# EXERCISE MATERIAL
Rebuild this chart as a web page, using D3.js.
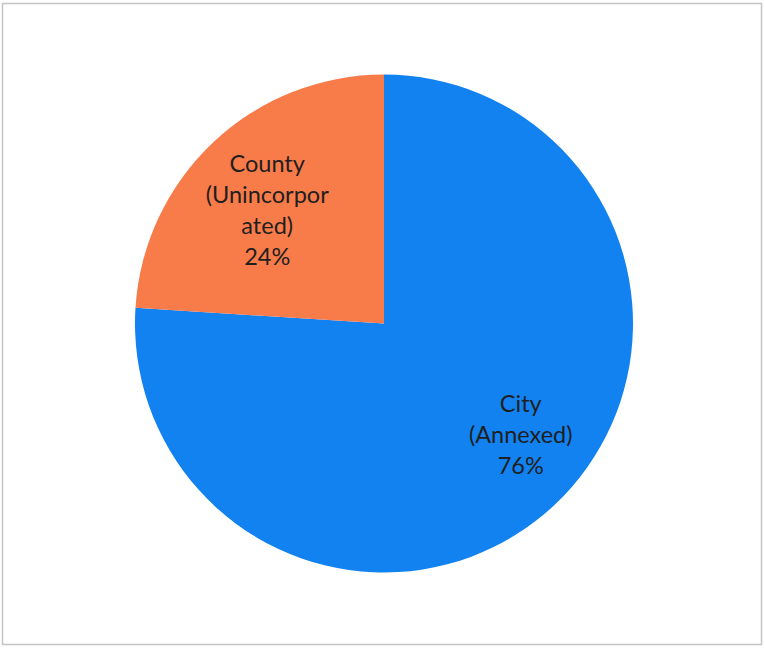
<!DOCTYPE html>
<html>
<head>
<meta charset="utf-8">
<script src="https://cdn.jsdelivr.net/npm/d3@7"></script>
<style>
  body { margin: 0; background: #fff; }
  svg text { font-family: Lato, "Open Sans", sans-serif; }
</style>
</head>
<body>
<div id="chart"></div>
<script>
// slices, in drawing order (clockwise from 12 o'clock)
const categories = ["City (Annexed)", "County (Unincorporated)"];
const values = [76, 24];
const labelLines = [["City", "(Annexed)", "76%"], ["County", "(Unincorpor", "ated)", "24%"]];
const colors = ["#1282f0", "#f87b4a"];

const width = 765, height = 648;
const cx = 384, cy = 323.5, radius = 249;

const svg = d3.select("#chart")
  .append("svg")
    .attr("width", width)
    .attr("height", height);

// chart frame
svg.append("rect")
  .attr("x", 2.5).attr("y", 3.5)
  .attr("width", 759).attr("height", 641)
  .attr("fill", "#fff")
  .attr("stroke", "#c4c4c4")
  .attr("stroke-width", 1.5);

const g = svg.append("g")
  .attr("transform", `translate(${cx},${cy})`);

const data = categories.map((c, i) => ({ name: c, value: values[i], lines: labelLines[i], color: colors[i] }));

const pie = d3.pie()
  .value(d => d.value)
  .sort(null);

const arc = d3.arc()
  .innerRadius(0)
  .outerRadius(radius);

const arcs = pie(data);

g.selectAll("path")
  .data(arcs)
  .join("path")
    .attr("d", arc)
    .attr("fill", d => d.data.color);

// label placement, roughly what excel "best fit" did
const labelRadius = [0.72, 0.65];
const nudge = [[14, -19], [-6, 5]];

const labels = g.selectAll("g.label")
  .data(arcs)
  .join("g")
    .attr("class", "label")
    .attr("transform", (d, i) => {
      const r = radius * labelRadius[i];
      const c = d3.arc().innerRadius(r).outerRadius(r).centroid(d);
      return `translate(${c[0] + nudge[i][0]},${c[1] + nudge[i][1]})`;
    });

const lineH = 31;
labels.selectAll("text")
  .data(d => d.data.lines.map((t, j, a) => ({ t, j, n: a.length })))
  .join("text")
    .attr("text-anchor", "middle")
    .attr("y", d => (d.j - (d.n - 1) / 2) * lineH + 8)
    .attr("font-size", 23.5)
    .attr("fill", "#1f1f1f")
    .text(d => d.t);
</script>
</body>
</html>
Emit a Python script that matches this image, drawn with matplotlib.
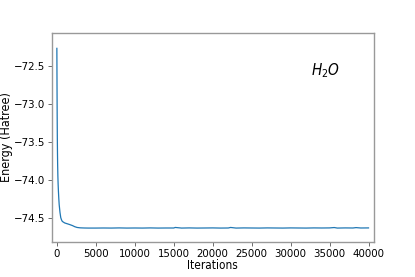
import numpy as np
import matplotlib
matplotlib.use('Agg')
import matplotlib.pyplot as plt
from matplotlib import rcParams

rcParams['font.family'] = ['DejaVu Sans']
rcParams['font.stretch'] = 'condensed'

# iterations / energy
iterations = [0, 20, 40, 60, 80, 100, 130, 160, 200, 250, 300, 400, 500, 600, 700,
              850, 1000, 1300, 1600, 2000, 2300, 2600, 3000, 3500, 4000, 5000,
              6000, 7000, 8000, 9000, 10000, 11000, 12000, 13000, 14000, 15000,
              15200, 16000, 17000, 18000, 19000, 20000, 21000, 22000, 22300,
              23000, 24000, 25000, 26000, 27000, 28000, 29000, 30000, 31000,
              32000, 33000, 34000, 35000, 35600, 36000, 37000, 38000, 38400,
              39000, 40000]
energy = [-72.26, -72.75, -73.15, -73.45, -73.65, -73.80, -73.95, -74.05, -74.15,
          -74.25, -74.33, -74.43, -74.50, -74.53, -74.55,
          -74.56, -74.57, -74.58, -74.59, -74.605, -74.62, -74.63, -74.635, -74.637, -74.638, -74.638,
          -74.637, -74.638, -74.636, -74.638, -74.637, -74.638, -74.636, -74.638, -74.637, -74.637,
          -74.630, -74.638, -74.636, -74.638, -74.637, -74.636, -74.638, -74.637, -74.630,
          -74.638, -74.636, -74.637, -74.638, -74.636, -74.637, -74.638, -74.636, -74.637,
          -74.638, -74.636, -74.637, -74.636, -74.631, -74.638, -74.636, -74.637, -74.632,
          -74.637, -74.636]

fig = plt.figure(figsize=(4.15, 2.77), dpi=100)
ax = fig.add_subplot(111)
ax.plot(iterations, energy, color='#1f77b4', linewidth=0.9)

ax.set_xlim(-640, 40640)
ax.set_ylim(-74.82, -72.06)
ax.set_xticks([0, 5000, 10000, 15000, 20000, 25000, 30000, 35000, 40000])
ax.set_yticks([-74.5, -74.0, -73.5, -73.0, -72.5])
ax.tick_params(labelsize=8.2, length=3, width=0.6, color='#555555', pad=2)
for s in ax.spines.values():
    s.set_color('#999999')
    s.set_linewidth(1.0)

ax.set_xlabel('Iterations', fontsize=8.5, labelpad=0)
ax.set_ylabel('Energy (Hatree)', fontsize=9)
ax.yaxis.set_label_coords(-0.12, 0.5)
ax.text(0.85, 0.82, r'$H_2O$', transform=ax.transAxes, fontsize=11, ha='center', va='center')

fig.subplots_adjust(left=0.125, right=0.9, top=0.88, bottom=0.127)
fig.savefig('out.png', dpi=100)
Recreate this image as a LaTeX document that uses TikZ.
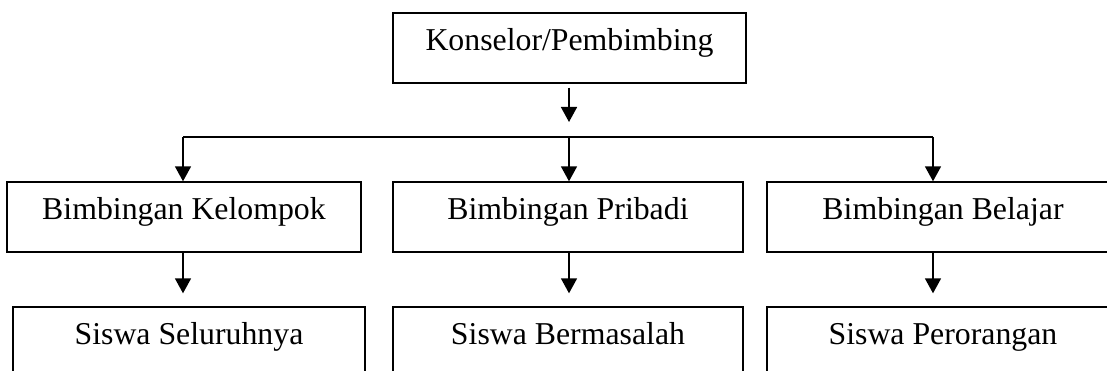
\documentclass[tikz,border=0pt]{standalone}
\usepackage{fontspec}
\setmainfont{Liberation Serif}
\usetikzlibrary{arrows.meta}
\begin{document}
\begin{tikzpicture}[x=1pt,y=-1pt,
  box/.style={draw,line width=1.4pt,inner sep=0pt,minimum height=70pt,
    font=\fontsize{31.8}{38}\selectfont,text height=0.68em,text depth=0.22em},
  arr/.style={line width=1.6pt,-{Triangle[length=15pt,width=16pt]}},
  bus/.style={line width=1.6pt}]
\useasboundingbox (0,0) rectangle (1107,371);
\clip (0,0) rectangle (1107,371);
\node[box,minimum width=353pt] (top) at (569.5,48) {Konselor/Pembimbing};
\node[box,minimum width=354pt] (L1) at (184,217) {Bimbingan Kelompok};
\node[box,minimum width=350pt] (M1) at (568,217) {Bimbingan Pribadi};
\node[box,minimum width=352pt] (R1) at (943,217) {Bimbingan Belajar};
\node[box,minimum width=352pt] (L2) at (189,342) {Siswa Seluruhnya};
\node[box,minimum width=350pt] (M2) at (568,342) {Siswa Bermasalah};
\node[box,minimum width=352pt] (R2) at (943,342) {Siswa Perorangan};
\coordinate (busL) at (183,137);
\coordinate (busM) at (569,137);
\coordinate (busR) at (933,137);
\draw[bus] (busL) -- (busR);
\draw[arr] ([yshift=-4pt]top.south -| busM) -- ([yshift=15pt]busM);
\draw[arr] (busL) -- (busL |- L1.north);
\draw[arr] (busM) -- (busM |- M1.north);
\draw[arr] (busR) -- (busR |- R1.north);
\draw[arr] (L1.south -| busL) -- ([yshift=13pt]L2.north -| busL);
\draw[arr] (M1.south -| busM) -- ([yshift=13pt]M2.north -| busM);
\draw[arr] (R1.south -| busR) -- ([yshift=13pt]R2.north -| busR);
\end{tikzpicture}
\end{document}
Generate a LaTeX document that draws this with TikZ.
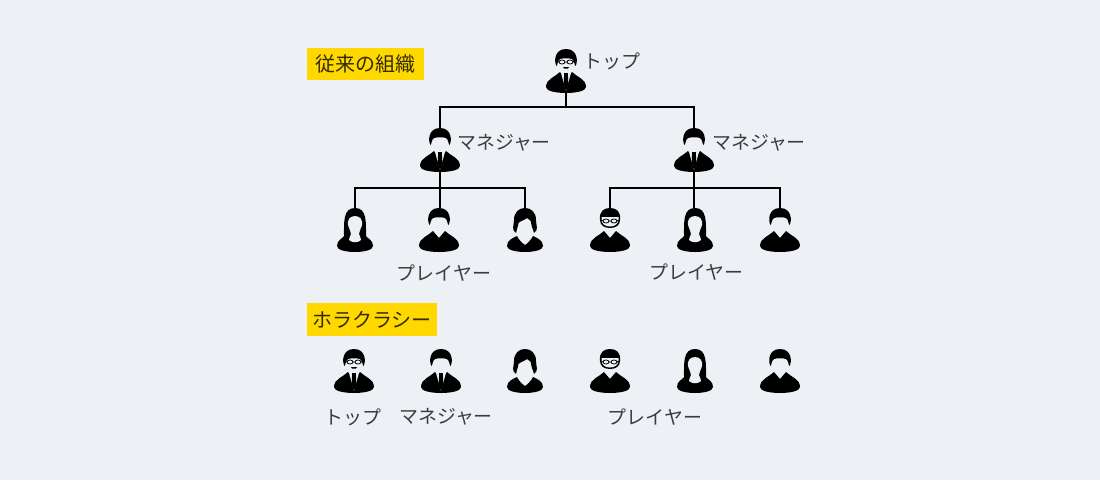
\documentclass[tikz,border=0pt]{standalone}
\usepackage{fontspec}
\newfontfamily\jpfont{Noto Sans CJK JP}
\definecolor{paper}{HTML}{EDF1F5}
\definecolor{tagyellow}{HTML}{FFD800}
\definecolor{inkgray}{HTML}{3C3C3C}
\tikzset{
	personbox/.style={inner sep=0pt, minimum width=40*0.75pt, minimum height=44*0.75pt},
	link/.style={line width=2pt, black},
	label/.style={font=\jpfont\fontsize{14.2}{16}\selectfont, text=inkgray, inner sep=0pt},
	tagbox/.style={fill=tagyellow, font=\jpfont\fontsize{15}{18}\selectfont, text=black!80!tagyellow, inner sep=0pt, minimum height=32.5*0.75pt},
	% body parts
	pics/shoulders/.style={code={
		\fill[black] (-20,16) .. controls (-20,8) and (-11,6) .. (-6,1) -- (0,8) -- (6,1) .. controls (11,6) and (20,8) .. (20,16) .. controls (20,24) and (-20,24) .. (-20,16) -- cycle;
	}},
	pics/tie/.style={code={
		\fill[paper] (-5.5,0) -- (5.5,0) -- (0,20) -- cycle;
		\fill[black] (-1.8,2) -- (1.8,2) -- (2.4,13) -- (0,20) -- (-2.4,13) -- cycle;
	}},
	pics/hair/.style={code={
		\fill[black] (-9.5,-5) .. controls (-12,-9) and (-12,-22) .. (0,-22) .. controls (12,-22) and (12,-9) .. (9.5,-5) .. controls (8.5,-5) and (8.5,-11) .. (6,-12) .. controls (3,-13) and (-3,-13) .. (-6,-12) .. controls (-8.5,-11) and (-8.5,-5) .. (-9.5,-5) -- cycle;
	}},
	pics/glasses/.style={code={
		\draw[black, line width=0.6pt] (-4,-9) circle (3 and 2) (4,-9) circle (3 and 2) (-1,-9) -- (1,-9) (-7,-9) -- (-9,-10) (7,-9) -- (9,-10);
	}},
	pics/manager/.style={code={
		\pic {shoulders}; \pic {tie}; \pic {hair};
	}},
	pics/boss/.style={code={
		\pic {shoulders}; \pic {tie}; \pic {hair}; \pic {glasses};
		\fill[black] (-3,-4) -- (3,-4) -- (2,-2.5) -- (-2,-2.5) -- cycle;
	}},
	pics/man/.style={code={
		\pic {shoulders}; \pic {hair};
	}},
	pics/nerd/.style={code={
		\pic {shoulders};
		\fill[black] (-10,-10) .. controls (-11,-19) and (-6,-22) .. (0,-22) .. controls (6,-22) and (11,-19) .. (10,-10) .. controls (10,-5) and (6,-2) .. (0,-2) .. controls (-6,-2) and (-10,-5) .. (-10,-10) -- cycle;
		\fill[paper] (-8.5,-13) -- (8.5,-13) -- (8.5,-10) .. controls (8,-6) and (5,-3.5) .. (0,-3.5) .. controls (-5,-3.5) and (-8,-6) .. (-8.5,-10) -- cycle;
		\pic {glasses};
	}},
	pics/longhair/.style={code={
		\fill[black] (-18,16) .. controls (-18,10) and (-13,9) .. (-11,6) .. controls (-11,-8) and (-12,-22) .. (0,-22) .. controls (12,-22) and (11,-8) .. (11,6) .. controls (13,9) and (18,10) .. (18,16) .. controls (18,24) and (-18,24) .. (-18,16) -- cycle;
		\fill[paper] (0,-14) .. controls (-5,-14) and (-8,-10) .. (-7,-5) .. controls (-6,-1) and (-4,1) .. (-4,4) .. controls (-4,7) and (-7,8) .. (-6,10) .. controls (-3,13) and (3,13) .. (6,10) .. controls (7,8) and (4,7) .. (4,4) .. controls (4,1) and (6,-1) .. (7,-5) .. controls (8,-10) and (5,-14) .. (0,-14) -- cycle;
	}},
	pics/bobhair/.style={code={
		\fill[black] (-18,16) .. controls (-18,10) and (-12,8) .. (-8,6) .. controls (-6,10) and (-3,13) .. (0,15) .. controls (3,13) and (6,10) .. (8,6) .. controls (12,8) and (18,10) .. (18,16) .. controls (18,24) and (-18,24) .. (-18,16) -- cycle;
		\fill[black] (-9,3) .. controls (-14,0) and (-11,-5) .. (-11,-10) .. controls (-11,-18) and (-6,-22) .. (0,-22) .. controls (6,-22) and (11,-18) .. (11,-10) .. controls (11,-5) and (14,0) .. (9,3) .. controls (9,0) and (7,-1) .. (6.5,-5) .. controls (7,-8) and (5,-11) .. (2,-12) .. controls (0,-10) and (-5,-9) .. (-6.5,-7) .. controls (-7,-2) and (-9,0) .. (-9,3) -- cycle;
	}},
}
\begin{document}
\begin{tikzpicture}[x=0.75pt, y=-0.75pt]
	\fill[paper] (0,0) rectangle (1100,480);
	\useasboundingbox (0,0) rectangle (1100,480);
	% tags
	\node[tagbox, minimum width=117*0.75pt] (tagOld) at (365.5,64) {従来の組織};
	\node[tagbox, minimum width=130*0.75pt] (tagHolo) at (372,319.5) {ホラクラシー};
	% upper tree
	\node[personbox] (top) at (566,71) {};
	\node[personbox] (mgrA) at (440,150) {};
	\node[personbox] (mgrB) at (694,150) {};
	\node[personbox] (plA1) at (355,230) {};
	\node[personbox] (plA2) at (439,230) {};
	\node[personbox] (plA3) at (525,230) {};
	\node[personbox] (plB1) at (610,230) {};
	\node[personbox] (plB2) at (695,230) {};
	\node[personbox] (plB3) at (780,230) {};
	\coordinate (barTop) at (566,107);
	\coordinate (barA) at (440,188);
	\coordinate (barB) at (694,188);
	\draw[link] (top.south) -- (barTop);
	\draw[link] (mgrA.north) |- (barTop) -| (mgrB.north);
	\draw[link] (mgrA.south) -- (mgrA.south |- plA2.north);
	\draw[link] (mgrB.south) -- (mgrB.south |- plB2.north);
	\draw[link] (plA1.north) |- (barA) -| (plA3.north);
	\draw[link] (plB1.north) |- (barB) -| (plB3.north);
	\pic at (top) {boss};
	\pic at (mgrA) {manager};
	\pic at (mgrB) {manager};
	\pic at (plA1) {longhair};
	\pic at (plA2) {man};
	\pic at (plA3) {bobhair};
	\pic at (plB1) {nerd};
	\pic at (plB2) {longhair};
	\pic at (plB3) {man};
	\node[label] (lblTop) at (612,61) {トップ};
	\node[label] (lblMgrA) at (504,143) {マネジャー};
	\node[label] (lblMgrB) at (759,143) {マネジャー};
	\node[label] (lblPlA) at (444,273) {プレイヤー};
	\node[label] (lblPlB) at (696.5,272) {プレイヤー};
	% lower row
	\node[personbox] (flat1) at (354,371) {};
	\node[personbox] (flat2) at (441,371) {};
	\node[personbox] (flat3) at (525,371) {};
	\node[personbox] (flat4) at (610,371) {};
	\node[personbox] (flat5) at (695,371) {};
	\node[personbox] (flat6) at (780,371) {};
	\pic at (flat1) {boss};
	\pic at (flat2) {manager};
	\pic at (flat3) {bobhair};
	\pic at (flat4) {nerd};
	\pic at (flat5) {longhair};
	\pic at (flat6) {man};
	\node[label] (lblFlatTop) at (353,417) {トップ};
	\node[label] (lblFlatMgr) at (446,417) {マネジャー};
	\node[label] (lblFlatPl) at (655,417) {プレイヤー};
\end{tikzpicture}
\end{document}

# STATED TASK
List all lines where "chart" occurs.

# TASK RESPONSE
Rebuild this chart as a web page, using D3.js.
<div id="chart"></div>
const svg = d3.select("#chart")
// chart frame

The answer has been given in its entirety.